Fondation du Monastère de Metz, 56ème de l’Ordre, établi d’abord le 24 avril 1633 – retranscription de l’original sis aux Archives Départementales de Moselle

Élection de la Mère Jeanne Marie de Foigny 1713.

Dans l’amertume de notre douleur nous cherchâmes prêt de Dieu notre consolation, et il nous redonna pour Mère celle à qui nous aimions depuis longtemps à donner ce nom, notre très Honorée Mère Jeanne Marie de Foigny ; mais, hélas ! Ce fut pour bien peu de temps, le Seigneur voulait qu’elle mourut sur la Croix, et en sentant tout le poids de notre indigence. Depuis quatre à cinq ans les récoltes avaient, ou manqué tout à fait, ou été très mauvaises. Nos maux provenaient alors des courses que les ennemis avaient faites, trois ans auparavant, dans le royaume sous la conduite du Comte de Grovestein ; ils portèrent la désolation partout où ils passèrent, mais spécialement en ce pays qui ressentit plus qu’aucun autre leur fureur soit par le pillage, soit par les incendies. Nous y perdîmes deux de nos fermes, qui était notre meilleur et plus considérable bien ; ils en emmenèrent le bétail, emportèrent les meilleurs effets, et réduisirent le reste en cendres.

Nos chers Monastères de la rue Saint-Antoine et du faubourg Saint-Jacques de Paris, ceux de Moulins, de Caen, de Nantes, de Pont-à-Mousson et Nancy, vinrent aussitôt charitablement à notre secours, en sorte que nous dûmes encore alors la conservation de notre maison à notre cher Institut. Mais à peine commencions-nous à nous remettre, que, l’année 1713, la mortalité se mit parmi les bêtes à cornes, et nous enleva toutes nos vaches, ce qui nous priva des ressources que nous en tirions pour la nourriture. Cette perte fut suivie du passage d’une armée de près de 200 000 hommes, qui enleva tous les fruits printaniers, vinrent ensuite des pluies continuelles qui empêchèrent de faire la récolte du blé en son temps, de sorte qu’on n’en put à peine tirer le tiers, une partie étant germée sur la terre, et l’autre étant mangé par une multitude de souris, qui causèrent une perte inconcevable.

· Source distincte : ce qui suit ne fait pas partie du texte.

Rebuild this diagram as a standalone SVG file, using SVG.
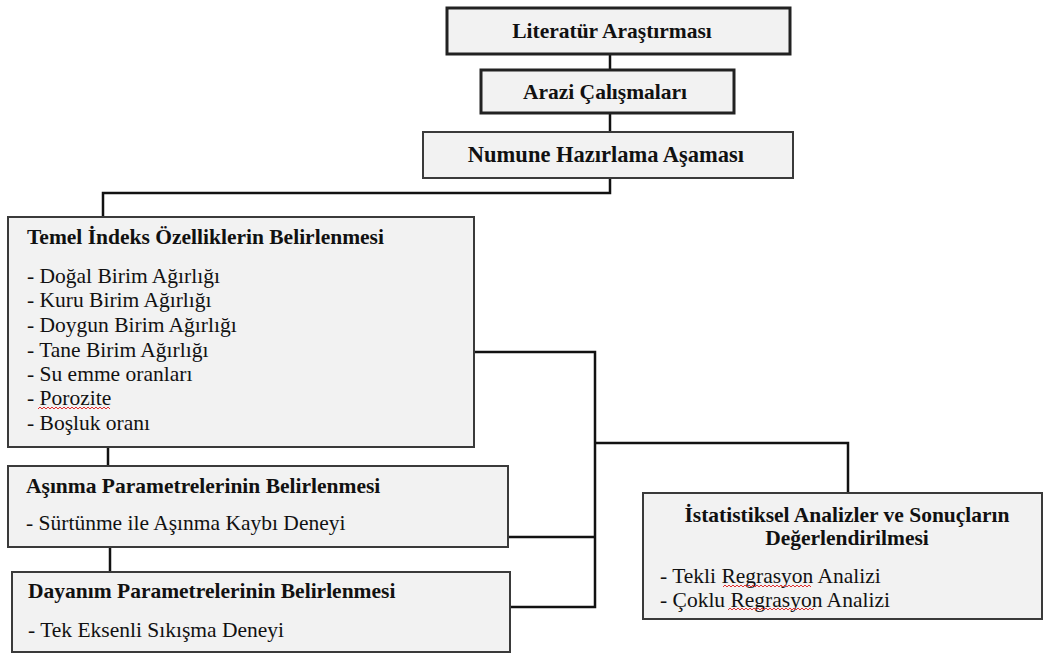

Le retour de l’armée nous valut un accablant quartier d’hiver. D’un autre côté les grands préparatifs qu’il fallait faire pour éloigner l’ennemi des frontières, obligaient les paysans et les laboureurs à tant de corvées et de convois, qu’ils n’avaient pas le temps de cultiver les terres, en sorte qu’à la mi-janvier, de l’année 1714, à peine y avait-il un tiers des terres ensemencées. D’après cet exposé on peut se faire une petite idée de ce que nous eûmes à souffrir par ces temps désastreux, étant déjà si gênées auparavant.

Le Seigneur nous donna un soutien dans notre digne Prélat qui, non content de nous gratifier de l’honneur de sa protection à la cour, et de payer notre capitation, vint plusieurs fois à notre secours dans nos pressants besoins. Sa Grandeur avait la bonté d’ajouter à la solennité de toutes nos fêtes par sa présence, et d’y donner la Bénédiction ; souvent aussi il nous favorisait de sa visite au parloir, et lorsqu’il daignait recevoir nos renouvellements, il faisait lui-même une touchante exhortation.